MATERIAL SUPPLIED:
###

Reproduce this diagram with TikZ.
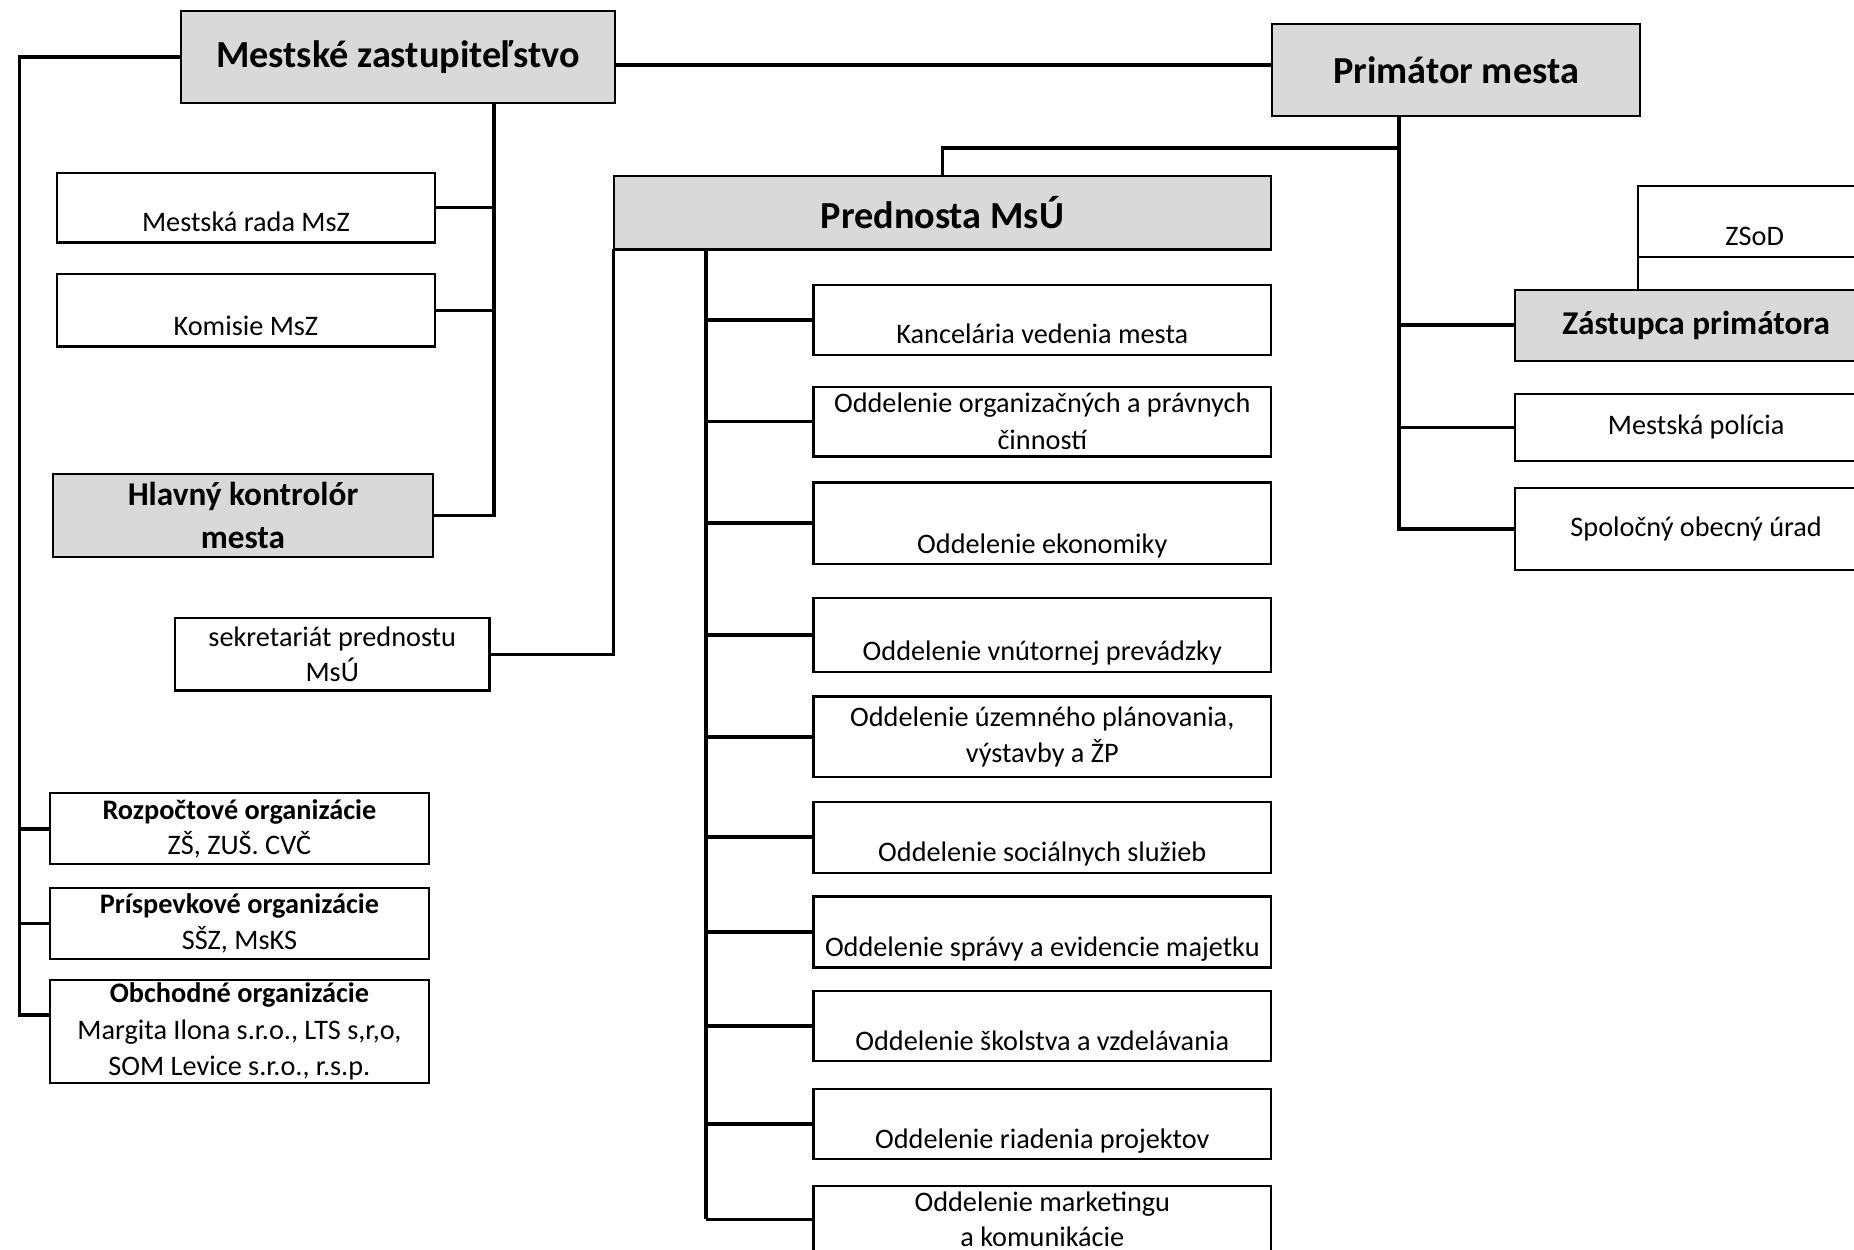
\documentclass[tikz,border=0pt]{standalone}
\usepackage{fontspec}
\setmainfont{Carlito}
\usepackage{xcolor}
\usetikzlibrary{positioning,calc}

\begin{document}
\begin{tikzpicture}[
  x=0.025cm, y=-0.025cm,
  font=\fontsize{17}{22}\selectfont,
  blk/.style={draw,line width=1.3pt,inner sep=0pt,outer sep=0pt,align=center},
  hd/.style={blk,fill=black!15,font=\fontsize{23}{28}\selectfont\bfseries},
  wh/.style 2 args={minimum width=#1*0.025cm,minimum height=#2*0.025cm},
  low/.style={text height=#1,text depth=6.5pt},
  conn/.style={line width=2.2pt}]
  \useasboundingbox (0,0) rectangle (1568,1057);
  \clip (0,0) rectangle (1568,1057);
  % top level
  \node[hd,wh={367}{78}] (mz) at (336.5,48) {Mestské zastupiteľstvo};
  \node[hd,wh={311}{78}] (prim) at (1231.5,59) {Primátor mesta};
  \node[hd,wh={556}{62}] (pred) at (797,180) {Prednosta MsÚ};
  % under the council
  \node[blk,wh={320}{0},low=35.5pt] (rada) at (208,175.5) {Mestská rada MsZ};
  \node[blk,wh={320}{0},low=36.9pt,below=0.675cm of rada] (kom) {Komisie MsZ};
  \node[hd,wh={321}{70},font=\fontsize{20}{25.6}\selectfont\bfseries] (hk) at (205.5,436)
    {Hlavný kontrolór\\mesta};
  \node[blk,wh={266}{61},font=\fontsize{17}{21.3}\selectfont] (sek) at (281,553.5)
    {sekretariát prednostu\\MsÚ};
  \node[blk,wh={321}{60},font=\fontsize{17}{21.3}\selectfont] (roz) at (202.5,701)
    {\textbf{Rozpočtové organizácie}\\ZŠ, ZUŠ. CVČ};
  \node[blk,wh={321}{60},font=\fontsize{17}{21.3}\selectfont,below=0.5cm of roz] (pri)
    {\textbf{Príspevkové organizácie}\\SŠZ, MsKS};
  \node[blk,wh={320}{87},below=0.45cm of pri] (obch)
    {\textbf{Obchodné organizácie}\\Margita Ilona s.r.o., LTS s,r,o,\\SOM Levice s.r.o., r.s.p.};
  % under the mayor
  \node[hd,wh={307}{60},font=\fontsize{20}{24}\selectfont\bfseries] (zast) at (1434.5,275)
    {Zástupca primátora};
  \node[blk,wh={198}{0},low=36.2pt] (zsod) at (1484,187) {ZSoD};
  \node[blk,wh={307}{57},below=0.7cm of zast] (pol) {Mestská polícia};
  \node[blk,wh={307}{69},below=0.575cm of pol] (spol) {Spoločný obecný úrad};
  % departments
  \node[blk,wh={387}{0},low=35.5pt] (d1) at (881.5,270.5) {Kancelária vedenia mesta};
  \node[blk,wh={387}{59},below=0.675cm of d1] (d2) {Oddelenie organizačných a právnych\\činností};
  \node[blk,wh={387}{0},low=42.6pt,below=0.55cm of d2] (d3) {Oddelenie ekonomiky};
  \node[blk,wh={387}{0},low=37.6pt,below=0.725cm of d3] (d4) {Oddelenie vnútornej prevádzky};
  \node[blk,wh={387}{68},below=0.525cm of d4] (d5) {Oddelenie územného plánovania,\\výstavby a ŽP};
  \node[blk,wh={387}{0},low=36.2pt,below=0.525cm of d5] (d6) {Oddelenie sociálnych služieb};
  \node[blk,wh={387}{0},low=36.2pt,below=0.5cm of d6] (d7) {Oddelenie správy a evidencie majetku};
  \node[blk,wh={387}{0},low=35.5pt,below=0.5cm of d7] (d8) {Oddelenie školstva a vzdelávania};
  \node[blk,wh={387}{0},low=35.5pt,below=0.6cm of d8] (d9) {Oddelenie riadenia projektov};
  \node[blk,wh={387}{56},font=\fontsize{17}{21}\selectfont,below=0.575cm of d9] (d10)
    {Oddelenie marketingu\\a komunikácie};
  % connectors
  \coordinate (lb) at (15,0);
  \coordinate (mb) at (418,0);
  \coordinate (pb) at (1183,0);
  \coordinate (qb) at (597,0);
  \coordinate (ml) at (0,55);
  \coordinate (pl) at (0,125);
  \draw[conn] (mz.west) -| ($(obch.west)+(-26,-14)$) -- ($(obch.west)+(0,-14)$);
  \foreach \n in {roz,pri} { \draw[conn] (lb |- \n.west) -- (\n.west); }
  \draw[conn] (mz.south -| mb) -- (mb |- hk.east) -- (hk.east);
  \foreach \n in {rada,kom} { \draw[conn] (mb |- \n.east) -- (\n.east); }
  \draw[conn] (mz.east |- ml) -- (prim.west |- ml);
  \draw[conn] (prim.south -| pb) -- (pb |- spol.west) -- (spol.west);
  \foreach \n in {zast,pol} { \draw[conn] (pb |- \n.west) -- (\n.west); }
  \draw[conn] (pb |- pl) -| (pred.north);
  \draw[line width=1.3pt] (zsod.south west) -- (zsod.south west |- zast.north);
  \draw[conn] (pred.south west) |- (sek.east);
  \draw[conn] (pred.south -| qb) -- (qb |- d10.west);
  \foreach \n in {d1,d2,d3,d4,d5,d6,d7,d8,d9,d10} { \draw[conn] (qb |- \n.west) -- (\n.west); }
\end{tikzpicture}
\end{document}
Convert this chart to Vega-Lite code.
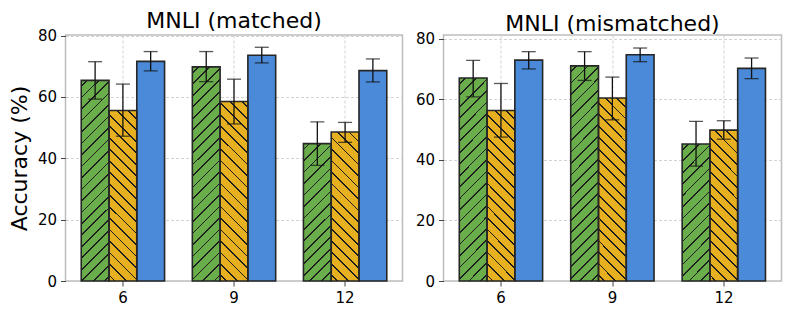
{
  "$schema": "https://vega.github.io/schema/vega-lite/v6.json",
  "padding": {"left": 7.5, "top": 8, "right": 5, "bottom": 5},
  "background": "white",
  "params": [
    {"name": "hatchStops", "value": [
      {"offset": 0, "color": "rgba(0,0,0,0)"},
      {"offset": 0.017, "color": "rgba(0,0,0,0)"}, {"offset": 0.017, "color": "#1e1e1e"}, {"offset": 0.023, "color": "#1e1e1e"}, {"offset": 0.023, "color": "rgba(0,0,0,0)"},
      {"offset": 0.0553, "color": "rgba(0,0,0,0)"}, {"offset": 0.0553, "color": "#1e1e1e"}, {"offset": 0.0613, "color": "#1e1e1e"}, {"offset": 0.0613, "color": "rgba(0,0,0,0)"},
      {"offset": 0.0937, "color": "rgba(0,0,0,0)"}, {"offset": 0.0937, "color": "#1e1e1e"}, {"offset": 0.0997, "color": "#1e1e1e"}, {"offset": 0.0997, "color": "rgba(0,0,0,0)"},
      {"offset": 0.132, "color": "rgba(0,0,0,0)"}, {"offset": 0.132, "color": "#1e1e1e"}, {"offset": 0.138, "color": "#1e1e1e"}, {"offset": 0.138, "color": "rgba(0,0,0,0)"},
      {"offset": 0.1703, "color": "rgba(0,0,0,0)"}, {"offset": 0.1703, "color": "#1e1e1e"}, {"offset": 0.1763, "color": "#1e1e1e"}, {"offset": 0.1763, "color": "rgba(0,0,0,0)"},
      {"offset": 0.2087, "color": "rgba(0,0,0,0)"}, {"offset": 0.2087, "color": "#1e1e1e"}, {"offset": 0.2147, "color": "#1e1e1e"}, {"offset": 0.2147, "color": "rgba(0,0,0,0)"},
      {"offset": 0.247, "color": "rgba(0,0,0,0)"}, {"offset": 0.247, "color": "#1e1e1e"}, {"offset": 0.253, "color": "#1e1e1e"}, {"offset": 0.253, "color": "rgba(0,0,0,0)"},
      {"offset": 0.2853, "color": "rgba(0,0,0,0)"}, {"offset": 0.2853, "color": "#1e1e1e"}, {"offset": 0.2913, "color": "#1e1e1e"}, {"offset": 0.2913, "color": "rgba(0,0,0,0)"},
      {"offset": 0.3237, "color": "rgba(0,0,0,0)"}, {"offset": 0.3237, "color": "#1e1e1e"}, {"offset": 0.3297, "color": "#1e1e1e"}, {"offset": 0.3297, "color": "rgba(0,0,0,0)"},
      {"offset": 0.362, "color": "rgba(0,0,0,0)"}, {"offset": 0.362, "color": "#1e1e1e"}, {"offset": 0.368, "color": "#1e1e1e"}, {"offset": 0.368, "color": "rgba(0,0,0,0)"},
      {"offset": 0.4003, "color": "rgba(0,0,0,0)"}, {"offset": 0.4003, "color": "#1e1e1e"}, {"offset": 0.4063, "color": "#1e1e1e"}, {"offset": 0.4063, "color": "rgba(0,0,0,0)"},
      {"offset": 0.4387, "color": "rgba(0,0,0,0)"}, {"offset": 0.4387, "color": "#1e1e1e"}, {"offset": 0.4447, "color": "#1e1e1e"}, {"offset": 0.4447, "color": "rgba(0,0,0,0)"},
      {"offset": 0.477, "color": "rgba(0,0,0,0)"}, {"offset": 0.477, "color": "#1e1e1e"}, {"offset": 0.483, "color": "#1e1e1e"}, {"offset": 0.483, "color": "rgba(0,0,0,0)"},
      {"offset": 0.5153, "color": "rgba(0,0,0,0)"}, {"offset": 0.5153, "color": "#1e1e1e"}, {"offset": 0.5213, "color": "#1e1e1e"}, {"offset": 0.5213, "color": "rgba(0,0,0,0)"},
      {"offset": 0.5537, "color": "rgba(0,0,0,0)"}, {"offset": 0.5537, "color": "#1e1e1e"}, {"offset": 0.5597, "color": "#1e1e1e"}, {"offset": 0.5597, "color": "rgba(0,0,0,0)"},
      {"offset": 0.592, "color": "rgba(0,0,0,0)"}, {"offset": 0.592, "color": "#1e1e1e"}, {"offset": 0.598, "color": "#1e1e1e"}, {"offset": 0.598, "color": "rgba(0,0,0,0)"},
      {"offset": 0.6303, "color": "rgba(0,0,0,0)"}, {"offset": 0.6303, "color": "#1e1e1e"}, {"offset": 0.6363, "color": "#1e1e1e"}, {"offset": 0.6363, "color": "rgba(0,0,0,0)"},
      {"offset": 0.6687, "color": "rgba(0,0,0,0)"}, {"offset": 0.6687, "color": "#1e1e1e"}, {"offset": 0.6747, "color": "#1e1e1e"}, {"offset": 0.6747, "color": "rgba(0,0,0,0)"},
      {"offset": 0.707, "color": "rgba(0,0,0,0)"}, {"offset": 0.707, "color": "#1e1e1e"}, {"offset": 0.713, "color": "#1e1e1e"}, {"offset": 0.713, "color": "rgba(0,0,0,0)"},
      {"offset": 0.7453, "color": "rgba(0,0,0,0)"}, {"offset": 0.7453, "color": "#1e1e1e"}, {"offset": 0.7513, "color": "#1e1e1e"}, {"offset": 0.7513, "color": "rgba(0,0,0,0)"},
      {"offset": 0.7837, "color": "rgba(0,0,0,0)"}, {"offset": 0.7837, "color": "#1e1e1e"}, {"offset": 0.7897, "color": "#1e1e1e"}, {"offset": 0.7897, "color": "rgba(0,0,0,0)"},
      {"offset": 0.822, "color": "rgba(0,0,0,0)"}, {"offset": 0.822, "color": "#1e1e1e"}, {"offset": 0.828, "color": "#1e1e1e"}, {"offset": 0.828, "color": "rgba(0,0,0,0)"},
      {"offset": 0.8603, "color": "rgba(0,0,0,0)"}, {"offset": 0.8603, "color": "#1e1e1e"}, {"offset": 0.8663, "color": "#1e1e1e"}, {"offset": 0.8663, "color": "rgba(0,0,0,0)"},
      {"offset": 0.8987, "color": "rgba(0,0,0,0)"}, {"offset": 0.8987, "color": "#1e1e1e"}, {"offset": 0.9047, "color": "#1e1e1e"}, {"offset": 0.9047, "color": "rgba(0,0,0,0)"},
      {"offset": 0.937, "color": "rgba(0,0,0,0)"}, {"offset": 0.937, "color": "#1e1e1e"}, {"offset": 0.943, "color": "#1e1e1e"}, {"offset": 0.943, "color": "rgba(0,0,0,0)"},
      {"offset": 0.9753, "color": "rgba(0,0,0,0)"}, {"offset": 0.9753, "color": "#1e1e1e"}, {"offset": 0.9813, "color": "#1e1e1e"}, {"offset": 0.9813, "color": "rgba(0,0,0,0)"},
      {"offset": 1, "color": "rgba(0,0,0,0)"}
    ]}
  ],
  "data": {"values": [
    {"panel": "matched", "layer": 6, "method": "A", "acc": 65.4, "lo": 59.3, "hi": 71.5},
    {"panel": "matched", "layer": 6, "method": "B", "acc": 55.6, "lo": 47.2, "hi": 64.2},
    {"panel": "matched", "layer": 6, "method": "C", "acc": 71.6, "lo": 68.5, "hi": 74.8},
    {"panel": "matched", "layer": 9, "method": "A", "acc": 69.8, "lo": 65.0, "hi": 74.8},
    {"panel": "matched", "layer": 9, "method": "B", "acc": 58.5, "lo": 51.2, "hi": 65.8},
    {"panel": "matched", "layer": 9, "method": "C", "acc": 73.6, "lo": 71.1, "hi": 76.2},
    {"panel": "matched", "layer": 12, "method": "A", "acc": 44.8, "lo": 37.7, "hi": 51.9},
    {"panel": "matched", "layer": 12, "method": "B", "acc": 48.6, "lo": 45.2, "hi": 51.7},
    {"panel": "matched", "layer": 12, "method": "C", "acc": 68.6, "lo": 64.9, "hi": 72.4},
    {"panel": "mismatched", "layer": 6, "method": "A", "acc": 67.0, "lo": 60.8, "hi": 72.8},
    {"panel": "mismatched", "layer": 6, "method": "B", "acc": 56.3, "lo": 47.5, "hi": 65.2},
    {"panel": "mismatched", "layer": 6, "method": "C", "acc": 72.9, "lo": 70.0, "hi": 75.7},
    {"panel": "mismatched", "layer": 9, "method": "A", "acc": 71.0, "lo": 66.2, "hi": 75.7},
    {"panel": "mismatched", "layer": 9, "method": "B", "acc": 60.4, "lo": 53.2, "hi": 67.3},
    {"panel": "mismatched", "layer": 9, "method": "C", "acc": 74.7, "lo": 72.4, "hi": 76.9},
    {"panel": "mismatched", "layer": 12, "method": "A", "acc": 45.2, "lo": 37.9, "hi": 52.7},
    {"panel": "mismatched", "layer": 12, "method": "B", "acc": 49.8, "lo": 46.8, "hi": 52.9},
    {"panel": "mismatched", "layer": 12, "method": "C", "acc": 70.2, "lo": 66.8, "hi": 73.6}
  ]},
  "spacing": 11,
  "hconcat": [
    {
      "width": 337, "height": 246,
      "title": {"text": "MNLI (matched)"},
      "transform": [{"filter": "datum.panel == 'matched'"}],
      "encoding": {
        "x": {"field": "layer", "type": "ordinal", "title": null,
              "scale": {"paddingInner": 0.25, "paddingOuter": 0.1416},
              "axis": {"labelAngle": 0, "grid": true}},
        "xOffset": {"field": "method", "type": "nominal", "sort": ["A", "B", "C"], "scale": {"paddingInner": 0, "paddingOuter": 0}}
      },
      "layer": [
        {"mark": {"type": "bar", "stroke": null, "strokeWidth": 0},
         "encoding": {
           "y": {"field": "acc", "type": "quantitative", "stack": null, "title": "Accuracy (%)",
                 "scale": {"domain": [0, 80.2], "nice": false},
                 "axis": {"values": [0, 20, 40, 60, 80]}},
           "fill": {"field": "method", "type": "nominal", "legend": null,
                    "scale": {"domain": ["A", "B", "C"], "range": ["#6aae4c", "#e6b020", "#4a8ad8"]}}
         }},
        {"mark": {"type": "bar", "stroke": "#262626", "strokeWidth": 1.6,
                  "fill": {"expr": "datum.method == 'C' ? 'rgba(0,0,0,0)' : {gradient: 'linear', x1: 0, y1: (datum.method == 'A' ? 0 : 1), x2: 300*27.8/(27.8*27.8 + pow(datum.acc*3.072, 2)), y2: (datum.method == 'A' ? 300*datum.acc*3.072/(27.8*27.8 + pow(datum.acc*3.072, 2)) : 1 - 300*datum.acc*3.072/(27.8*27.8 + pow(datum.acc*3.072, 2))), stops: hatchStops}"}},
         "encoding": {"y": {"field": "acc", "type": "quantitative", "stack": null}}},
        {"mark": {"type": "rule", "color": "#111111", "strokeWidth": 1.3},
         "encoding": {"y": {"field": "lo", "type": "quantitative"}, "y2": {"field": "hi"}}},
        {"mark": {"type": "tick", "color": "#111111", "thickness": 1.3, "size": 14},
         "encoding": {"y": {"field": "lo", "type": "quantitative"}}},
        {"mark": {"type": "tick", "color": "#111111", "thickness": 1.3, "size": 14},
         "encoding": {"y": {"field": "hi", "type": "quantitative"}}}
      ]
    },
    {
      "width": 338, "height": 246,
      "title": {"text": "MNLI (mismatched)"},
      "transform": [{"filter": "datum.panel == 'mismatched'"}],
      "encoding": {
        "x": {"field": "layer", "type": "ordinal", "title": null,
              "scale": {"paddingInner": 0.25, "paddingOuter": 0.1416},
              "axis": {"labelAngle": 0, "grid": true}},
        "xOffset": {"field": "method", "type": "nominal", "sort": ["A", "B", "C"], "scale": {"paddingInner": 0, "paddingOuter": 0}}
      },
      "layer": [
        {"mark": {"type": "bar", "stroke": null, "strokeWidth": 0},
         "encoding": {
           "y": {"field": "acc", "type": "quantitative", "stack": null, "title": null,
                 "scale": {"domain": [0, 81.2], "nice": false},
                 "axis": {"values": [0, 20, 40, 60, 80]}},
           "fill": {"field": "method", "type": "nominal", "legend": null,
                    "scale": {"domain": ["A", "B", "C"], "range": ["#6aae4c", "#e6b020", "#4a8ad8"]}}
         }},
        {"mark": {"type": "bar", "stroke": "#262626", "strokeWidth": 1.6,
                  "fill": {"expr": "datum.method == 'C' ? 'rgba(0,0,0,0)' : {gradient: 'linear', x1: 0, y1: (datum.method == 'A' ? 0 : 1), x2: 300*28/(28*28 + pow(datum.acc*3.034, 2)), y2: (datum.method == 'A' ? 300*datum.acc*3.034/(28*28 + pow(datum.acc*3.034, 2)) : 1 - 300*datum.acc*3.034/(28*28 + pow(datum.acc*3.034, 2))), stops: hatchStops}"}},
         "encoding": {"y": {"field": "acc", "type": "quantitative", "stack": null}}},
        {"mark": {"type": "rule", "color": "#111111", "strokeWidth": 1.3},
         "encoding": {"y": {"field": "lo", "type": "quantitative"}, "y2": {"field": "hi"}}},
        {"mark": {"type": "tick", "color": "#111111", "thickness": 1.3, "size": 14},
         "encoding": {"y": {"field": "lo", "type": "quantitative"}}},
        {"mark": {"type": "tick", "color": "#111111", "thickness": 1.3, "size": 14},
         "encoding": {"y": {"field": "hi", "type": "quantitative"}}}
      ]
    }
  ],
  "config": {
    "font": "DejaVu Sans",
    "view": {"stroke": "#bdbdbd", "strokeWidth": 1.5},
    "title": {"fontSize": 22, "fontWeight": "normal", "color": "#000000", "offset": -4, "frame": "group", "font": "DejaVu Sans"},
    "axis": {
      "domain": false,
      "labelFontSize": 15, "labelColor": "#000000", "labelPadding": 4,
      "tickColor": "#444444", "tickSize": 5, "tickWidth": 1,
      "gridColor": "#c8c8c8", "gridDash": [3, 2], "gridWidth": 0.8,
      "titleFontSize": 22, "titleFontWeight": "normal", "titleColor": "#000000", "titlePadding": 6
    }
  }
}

###

AIM:
Find each line holding "this". Copy it out.

ANSWER FOR THE TASK:
Reproduce this diagram with TikZ.
Convert this chart to Vega-Lite code.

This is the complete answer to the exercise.